Here are the results of the last implementation on my machine (compilation and conversion timings excluded):

Provided small input (embedded in the question):
 - Initial code:   42.71 ms
 - Numba code:      0.11 ms

Medium input:
 - Initial code:   3481 ms
 - Numba code:       11 ms

Large input:
 - Initial code:   6728 ms
 - Numba code:       20 ms

Note that the conversion time takes about the same time than the computation.

This last implementation is 316~388 times faster than the initial code on small inputs.

Notes

Note that the compilation time takes few seconds due to the dict and lists types.

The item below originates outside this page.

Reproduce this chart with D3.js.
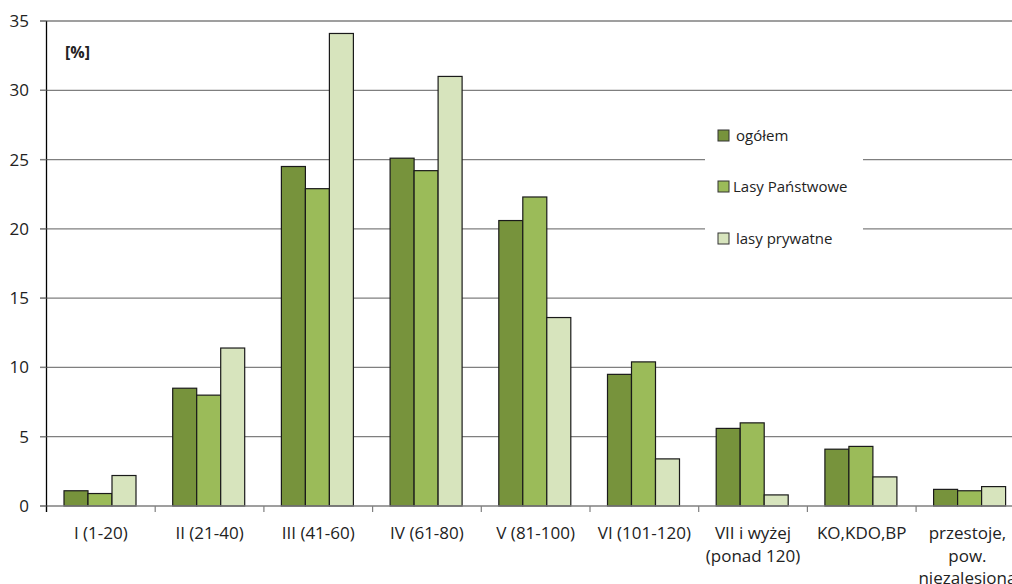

Note that while it may be possible to parallelise the implementation, only the most encompassing loop can be parallelised. The thing is there is only few items to compute and the time is already quite small (not the best case for multi-threading). <-- Additionally, the creation of many temporary arrays (created by rng.choice) will certainly cause the parallel loop not to scale well anyway. --> Additionally, the list/dict cannot be written from multiple threads safely so one need to use Numpy arrays in the whole function to be able to do that (or add additional conversion that are already expensive). Moreover, Numba parallelism tends to increase significantly the compilation time which is already significant. Finally, the result will be less deterministic since each Numba thread has its own random number generator seed and the items computed by the threads cannot be predicted with prange (dependent of the parallel runtime chosen on the target platform). Note that in Numpy there is one global seed by default used by usual random functions (deprecated way) and RNG objects have their own seed (new preferred way).